I only used Silver Efex. It's more flexible and powerful than basic Lightroom and more specialized than Photoshop. It's great for black and white work, it is a tool specifically made for photography, not a general purpose one.
Looks horrific. Tragic over sharpening, crossed with HDR. Best avoided unless you're into instagram filters to disguise cheap phone camera based photography.
Oh Crap, now they're probably going to make other individual developer who'e looking for monetizing their apps harder (discloser, I work for Polarr). The only good news for competitor here is that if Google decides to drop further development of it, then the opportunity to emulate and eventually surpass Nik's functionality is huge as well.

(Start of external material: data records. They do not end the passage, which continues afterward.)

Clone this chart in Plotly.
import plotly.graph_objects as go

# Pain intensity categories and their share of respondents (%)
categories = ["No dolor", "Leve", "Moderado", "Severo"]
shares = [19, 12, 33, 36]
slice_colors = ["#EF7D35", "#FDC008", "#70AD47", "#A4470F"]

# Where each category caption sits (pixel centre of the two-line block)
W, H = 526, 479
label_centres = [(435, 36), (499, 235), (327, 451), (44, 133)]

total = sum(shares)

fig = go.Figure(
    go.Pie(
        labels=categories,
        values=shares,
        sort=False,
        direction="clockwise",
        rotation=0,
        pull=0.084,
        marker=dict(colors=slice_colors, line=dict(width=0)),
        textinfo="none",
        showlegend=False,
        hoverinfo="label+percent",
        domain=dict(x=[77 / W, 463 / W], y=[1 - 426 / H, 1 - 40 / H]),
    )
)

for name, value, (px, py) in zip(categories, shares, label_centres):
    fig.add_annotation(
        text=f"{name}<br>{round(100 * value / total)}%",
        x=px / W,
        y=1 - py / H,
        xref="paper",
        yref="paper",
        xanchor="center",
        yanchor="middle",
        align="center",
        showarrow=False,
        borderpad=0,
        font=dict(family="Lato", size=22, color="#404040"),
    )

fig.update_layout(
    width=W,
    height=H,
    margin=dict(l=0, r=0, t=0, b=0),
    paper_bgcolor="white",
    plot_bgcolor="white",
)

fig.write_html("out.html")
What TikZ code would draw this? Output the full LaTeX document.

Worth looking at for the mention of folks obtaining refunds outside of the advertised period. Only offering refunds to customers in the last 2.5 months seems rough, but it appears that if you contact Google they're offering refunds up to about a year ago.
That would require a lot of work. There are parts, at least, of the Nik collection that use deep hooks into Photoshop; it's not just a set of typical 8BA/8BF "give me a pointer to a TIFF I can play with" plugins.
This didn't happen in the last years. I doubt it will happen at all. I think they're more interested in the algorithms to reuse them in Google Apps the one or the other way.
I bought the Nik Collection a couple years ago and I have gotten good value out of the product. I hoped they would continue to improve it.
If you like photography should should definitely download it.